The Importance of Understanding Data

Researchers in the arts and humanities have spent a lot of time recording cultural phenomena, as well as writing about them. Historical research in particular has often been portrayed as a painstaking process of reading, transcribing, editing and publishing. Indeed, many of the records series beloved of today’s researchers are still in print form, and remain essential because they been indexed (an equally painstaking process) by professionals within the discipline.

Many postgraduate researchers who embark upon their own projects have ambitions to acquire information, but what they are doing - in essence - is creating data. Every word transcribed that forms part of a digital text can be recorded, and potentially used again. However - and this is the really key point - these data (names, dates, places, things) are essentially only human readable, which is why so few humanities researchers would recognise that they are collecting or creating data at all. To us, as humans, it is just information.

Understanding what constitutes data is important, not because it makes a research project in the humanities sound more ‘scientific’, but because of what others can do with your research when you have finished. A folder full of 500 photographs of hitherto unpublished manuscripts, carefully transcribed, is useful to the extent that another human wishes to examine, one by one, those 500 photographs and transcriptions, but 500 photographs with metadata that provides the dimensions of the image, its creator, and references to the collections and institution the original document came from is suddenly a lot more useful (how many of these photographs were taken from a single collection, for example?).

Transcribed text that is marked up effectively so that the structure of the original document can be discerned by both humans and machines facilitates search results. Likewise mark up of entities, such as personal names or place names, might allow patterns to emerge across texts that would be largely impossible to see through a manual analysis.

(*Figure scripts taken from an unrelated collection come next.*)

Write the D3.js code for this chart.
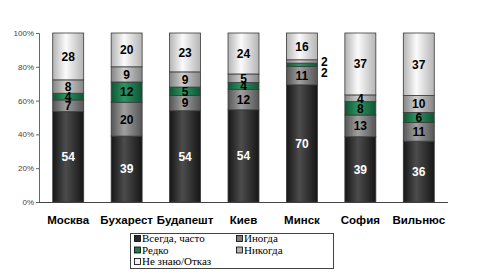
<!DOCTYPE html>
<html><head><meta charset="utf-8">
<script src="https://cdn.jsdelivr.net/npm/d3@7"></script>
<style>body{margin:0;background:#fff}svg{display:block}</style>
</head><body>
<svg id="c" width="482" height="276"></svg>
<script>
const cities = ["Москва","Бухарест","Будапешт","Киев","Минск","София","Вильнюс"];
const seriesNames = ["Всегда, часто","Иногда","Редко","Никогда","Не знаю/Отказ"];
const always = [54,39,54,54,70,39,36];
const sometimes = [7,20,9,12,11,13,11];
const rarely = [4,12,5,4,2,8,6];
const never = [8,9,9,5,2,4,10];
const dontKnow = [28,20,23,24,16,37,37];
const yTicks = [0,20,40,60,80,100];

const seriesVals = [always,sometimes,rarely,never,dontKnow];
const colors = [
  {edge:"#161616", mid:"#4c4c4c", flat:"#2a2a2a", text:"#fff"},
  {edge:"#555555", mid:"#a0a0a0", flat:"#7f7f7f", text:"#000"},
  {edge:"#0d5532", mid:"#2f9464", flat:"#1f7a4c", text:"#000"},
  {edge:"#858585", mid:"#cfcfcf", flat:"#b2b2b2", text:"#000"},
  {edge:"#b4b4b4", mid:"#fbfbfb", flat:"#f2f2f2", text:"#000"}
];

const svg = d3.select("#c");
const defs = svg.append("defs");
colors.forEach((c,i)=>{
  const g = defs.append("linearGradient").attr("id","g"+i).attr("x1","0").attr("x2","1").attr("y1","0").attr("y2","0");
  g.append("stop").attr("offset","0").attr("stop-color",c.edge);
  g.append("stop").attr("offset","0.42").attr("stop-color",c.mid);
  g.append("stop").attr("offset","1").attr("stop-color",c.edge);
});

const x = d3.scaleBand().domain(cities).range([39,448]).paddingInner(0.47).paddingOuter(0.235);
const y = d3.scaleLinear().domain([0,100]).range([202,33]);

// normalized stacks
const rows = cities.map((c,i)=>{
  const o = {city:c};
  const tot = seriesVals.reduce((s,a)=>s+a[i],0);
  seriesVals.forEach((a,k)=>{o["s"+k]=a[i]/tot*100; o["v"+k]=a[i];});
  return o;
});
const stack = d3.stack().keys(seriesVals.map((_,k)=>"s"+k))(rows);

// axes
const yAxis = d3.axisLeft(y).tickValues(yTicks).tickFormat(d=>d+"%").tickSize(3);
const ya = svg.append("g").attr("transform","translate(39,0)").call(yAxis);
ya.select(".domain").attr("stroke","#666");
ya.selectAll(".tick line").attr("stroke","#666");
ya.selectAll("text").attr("font-family","Arial, Liberation Sans, sans-serif").attr("font-size","8px").attr("fill","#444").attr("x",-5);

const xAxis = d3.axisBottom(x).tickSize(0).tickPadding(0);
const xa = svg.append("g").attr("transform","translate(0,202)").call(xAxis);
xa.select(".domain").attr("stroke","#444").attr("d","M39,0.5H448");
xa.selectAll("text").attr("font-family","Arial, Liberation Sans, sans-serif").attr("font-size","11.5px").attr("font-weight","bold").attr("fill","#000").attr("dy",null).attr("y",22);

// bars
stack.forEach((layer,k)=>{
  svg.append("g").selectAll("rect").data(layer).join("rect")
    .attr("x",d=>x(d.data.city)).attr("width",x.bandwidth())
    .attr("y",d=>y(d[1])).attr("height",d=>y(d[0])-y(d[1]))
    .attr("fill","url(#g"+k+")").attr("stroke","#3a3a3a").attr("stroke-width",0.8);
});

// labels
stack.forEach((layer,k)=>{
  svg.append("g").selectAll("text").data(layer).join("text")
    .each(function(d,i){
      const v = d.data["v"+k];
      const sel = d3.select(this);
      let cx = x(d.data.city)+x.bandwidth()/2, cy = (y(d[0])+y(d[1]))/2;
      let fill = colors[k].text;
      if (v < 3) { // outside label for tiny segments
        cx = x(d.data.city)+x.bandwidth()+7;
        cy = k===3 ? y(d[1])+1.5 : y(d[1])+9.5;
        fill = "#000";
      }
      sel.attr("x",cx).attr("y",cy).attr("dy","0.36em").text(v).attr("fill",fill);
    })
    .attr("text-anchor","middle")
    .attr("font-family","Arial, Liberation Sans, sans-serif").attr("font-size","12px").attr("font-weight","bold");
});

// legend
const lg = svg.append("g");
lg.append("rect").attr("x",130.5).attr("y",233.5).attr("width",203).attr("height",35).attr("fill","#fff").attr("stroke","#444").attr("stroke-width",1);
const lpos = [[134,242],[236,242],[134,253.5],[236,253.5],[134,265]];
seriesNames.forEach((n,k)=>{
  const [lx,ly] = lpos[k];
  lg.append("rect").attr("x",lx+0.5).attr("y",ly-6.5).attr("width",6).attr("height",6).attr("fill",colors[k].flat).attr("stroke","#000").attr("stroke-width",0.8);
  lg.append("text").attr("x",lx+8).attr("y",ly).text(n)
    .attr("font-family","Liberation Serif, Times New Roman, serif").attr("font-size","11px").attr("fill","#000");
});
</script>
</body></html>
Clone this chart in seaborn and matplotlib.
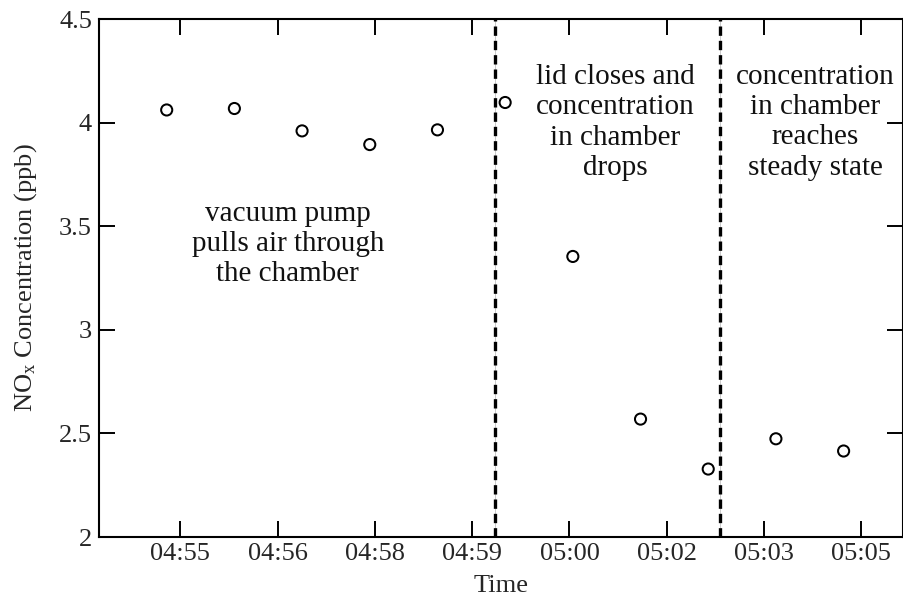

As I have begun to learn more making research data available and usable, and of documenting the processes that create that data, the more important I believe it is that future postgraduate researchers are able to explore and critique underlying datasets, not simply critically evaluate the interpretive methods and arguments in humanities research. It is for this reason that I am working on new training sessions that will introduce these concepts and practices for improving the creation and sustainability of research data.